When Jesus became a human being he gave up equality with God but he did not give up his nature, he is still God. It is this incredible fact that John communicates in his gospel. All the gospels are revelation of the man Jesus as he goes through the world and the dawning awareness of those who know him that he is not only man but also God. This awareness is revealed in the confession of Thomas in John 20. Thomas had seen the miracles. He had heard his teaching. He had seen his death. Now he is confronted with the resurrected Christ and he cries out, “My Lord and my God!” John 20:28.

III. The One and Only
John uses a particular word in referring to the Son. In older translations it is translated “only begotten” but in the translation I use it is translated “One and Only”. This is probably a better translation of this word. It carries with it the idea of uniqueness. If you remember my first lesson in this series we talked about this very quality of God. It is no surprise that John uses such a word to describe the Son who is God. It is this unique “one and only” Son who came from the Father “full of grace and truth.” The Son can reveal the Father because he has existed at the Father’s side and knows the Father. It is this “One and Only” Son that the Father has given to the world as a gift to save the world because the Father loves the world.

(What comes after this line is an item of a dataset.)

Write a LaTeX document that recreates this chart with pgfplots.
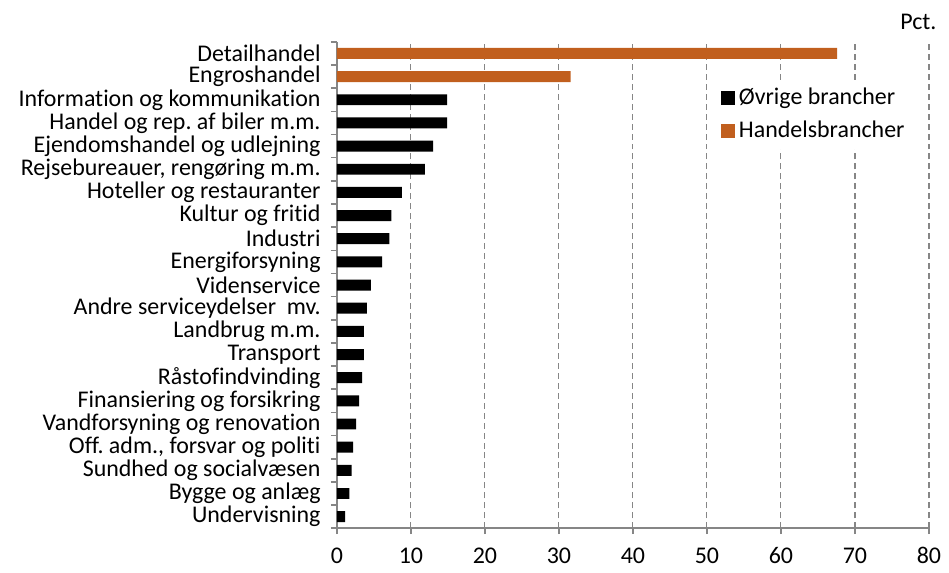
\documentclass[border=0pt]{standalone}
\usepackage{pgfplots}
\pgfplotsset{compat=1.18}
\usepackage{fontspec}
\setmainfont{Carlito}[Ligatures=NoCommon]
\definecolor{handel}{RGB}{193,95,30}
\definecolor{axisgray}{RGB}{134,134,134}
\begin{document}
\frenchspacing
\fontsize{12}{14}\selectfont
\begin{tikzpicture}
\begin{axis}[
  scale only axis, width=297pt, height=244pt,
  xbar, bar width=5.5pt, bar shift=0pt,
  xmin=0, xmax=80, xtick={0,10,...,80},
  ymin=-0.5, ymax=20.5,
  ytick={-0.5,0.5,...,20.5}, yticklabels={},
  extra y ticks={0,...,20},
  extra y tick labels={Undervisning,Bygge og anlæg,Sundhed og socialvæsen,{Off. adm., forsvar og politi},Vandforsyning og renovation,Finansiering og forsikring,Råstofindvinding,Transport,Landbrug m.m.,Andre serviceydelser~ mv.,Videnservice,Energiforsyning,Industri,Kultur og fritid,Hoteller og restauranter,{Rejsebureauer, rengøring m.m.},Ejendomshandel og udlejning,Handel og rep. af biler m.m.,Information og kommunikation,Engroshandel,Detailhandel},
  extra y tick style={major tick length=0pt, grid=none},
  yticklabel style={xshift=-4pt},
  xticklabel style={yshift=-2.5pt},
  axis x line*=bottom, axis y line*=left,
  axis line style={axisgray, line width=0.8pt},
  tick style={axisgray, line width=0.8pt},
  tick align=outside, major tick length=3pt,
  xmajorgrids, grid style={axisgray, line width=0.6pt, dash pattern=on 3pt off 2pt},
  /pgf/number format/assume math mode=true,
  clip=false,
  legend style={at={(rel axis cs:0.638,0.922)}, anchor=north west, draw=none, fill=white,
    inner xsep=3pt, inner ysep=2pt, row sep=2.5pt},
  legend cell align=left,
]
\path ([shift={(-169pt,-19.5pt)}]rel axis cs:0,0) rectangle ([shift={(8.5pt,21pt)}]rel axis cs:1,1);
\addplot[fill=black, draw=none,
  legend image code/.code={\fill[black] (0pt,-3.5pt) rectangle (7pt,3.5pt);}]
  coordinates {(1.1,0) (1.7,1) (2.0,2) (2.2,3) (2.6,4) (3.0,5) (3.4,6) (3.65,7) (3.65,8) (4.05,9) (4.6,10) (6.1,11) (7.1,12) (7.35,13) (8.8,14) (11.9,15) (13.0,16) (14.9,17) (14.9,18)};
\addlegendentry{Øvrige brancher}
\addplot[fill=handel, draw=none,
  legend image code/.code={\fill[handel] (0pt,-3.5pt) rectangle (7pt,3.5pt);}]
  coordinates {(31.6,19) (67.6,20)};
\addlegendentry{Handelsbrancher}
\node[anchor=base east] at ([shift={(8pt,6pt)}]rel axis cs:1,1) {Pct.};
\end{axis}
\end{tikzpicture}
\end{document}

What a marvel this is. The Word became flesh for us because of the love of the Father. These few verses of John are heavy with meaning and we can barely scratch the surface in this lesson. I want to close with John’s words in John 1:12-13, “Yet to all who received him, to those who believed in his name, he gave the right to become children of God—children born not of natural descent, nor of human decision or a husband's will, but born of God.” To those who receive the Son, believe in the Son, God grants that we can become children of God. We are all God’s creation but we are not all His children. That right belongs to those who receive the Son.
John, later in one of his letters, writes these words for us, “And this is the testimony: God has given us eternal life, and this life is in his Son. He who has the Son has life; he who does not have the Son of God does not have life,” 1 John 5:11-12. We struggle to understand and yet in the end what is important is to believe what God has said. That is the way of the life that God desires us to share with Him.

Livonia Church of Christ: October 16, 2005

[1] James R. White, The Forgotten Trinity, Bethany House Publishers: Minneapolis, 1998, 66.